═════ DATA ═════
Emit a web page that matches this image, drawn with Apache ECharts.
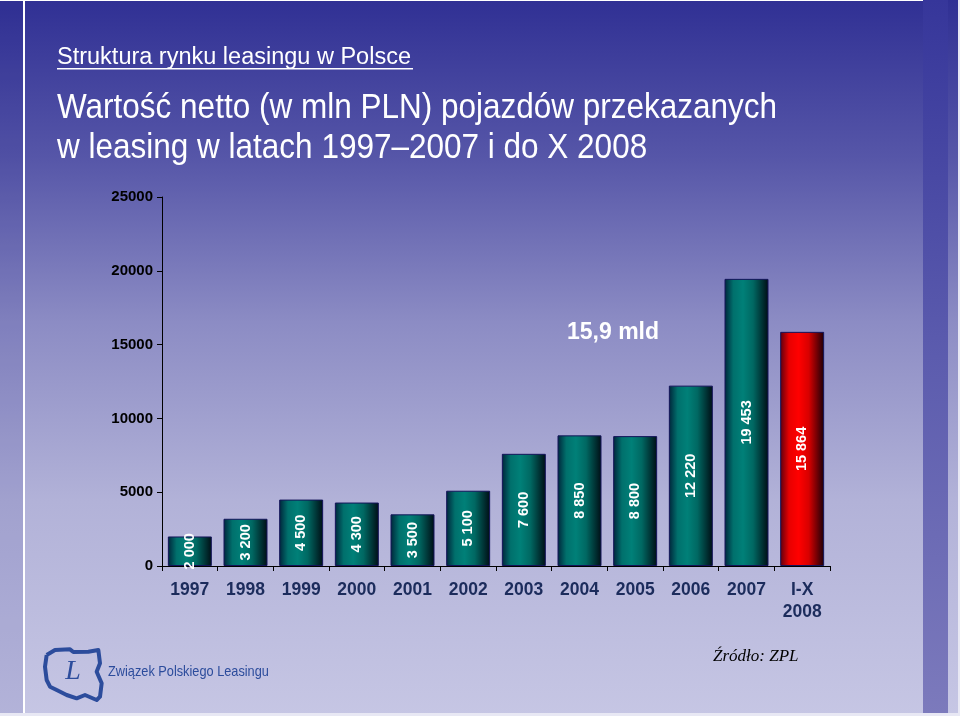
═════
═════ DATA ═════
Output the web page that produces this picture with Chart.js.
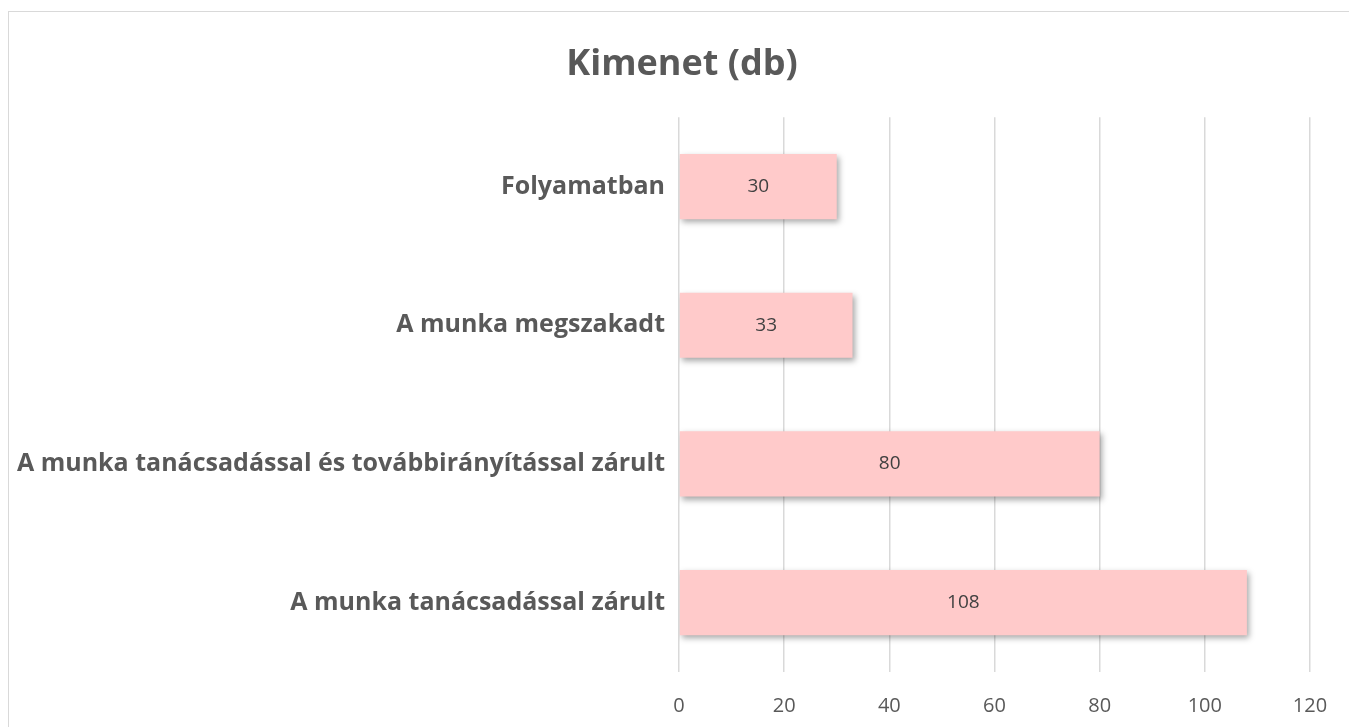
═════
═════ DATA ═════
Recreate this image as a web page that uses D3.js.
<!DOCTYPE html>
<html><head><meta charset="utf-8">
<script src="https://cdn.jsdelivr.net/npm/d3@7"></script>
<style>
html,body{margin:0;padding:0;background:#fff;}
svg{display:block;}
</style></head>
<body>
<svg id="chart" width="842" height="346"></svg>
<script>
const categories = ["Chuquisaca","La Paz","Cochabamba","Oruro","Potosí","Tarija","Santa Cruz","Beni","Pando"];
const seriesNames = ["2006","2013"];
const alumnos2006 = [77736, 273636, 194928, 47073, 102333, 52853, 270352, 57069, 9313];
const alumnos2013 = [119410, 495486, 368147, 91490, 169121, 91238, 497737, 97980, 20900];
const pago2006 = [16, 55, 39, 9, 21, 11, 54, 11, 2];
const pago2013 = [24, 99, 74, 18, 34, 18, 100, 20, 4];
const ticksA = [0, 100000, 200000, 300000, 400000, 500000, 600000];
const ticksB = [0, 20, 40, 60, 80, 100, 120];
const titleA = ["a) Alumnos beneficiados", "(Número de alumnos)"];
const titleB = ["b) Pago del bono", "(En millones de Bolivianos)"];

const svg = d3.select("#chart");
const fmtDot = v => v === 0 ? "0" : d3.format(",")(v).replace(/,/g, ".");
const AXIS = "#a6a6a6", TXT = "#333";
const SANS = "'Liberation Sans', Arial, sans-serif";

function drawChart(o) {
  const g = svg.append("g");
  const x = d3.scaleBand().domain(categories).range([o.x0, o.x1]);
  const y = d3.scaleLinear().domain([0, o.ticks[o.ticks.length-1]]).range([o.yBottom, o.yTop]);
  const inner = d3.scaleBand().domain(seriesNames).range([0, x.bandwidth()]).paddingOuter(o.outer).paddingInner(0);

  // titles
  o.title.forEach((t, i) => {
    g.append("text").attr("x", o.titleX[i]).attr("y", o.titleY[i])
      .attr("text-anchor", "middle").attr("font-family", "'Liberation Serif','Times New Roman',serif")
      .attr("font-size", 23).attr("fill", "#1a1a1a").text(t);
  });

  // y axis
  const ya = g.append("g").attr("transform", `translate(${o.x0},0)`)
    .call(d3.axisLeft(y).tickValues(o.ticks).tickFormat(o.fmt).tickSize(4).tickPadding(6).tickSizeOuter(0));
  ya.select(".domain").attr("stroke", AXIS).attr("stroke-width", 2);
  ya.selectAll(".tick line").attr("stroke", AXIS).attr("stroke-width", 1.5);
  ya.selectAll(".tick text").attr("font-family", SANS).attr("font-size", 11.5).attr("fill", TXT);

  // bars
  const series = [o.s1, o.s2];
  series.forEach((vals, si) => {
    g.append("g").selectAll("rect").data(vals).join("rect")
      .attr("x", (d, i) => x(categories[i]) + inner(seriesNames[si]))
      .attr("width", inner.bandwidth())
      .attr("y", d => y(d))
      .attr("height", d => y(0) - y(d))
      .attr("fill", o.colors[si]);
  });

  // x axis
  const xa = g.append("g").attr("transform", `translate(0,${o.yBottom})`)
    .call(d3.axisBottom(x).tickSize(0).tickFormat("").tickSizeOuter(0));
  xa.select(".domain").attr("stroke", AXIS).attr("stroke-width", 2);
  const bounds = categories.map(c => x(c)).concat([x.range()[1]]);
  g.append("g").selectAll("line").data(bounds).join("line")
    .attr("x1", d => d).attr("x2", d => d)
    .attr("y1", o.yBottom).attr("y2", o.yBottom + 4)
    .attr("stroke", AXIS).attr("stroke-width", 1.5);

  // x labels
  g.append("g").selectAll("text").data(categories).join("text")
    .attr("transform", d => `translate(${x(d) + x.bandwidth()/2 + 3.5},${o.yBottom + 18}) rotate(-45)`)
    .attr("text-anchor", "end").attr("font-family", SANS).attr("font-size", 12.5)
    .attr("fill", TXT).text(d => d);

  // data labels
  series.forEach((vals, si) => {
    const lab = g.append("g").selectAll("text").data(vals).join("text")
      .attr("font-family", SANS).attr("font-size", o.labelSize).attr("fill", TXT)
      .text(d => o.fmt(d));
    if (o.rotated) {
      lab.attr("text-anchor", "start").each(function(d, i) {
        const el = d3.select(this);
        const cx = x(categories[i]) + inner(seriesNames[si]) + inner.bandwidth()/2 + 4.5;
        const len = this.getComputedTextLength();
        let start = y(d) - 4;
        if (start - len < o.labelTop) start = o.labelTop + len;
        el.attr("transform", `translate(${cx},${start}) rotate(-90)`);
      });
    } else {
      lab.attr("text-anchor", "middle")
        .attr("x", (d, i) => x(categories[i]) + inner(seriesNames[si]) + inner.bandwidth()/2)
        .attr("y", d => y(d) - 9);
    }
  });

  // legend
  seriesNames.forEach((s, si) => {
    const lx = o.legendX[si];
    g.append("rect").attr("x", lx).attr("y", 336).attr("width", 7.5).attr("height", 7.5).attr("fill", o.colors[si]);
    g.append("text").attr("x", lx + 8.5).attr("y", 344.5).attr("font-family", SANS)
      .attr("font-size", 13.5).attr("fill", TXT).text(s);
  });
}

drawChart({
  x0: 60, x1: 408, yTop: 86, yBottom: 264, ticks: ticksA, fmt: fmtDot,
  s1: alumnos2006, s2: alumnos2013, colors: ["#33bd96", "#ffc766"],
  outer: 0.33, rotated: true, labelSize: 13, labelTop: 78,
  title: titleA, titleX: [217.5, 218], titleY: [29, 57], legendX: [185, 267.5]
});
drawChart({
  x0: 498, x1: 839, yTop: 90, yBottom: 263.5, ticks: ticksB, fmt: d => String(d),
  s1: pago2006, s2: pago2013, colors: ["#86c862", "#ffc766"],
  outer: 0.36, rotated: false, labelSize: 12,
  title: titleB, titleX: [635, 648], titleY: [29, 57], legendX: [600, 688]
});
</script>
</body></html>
═════
**OBJECTIVE**. Of all the lines in the entries, how many contain the word "image"? Give only the number.

**ANSWER FOR THE TASK**. 2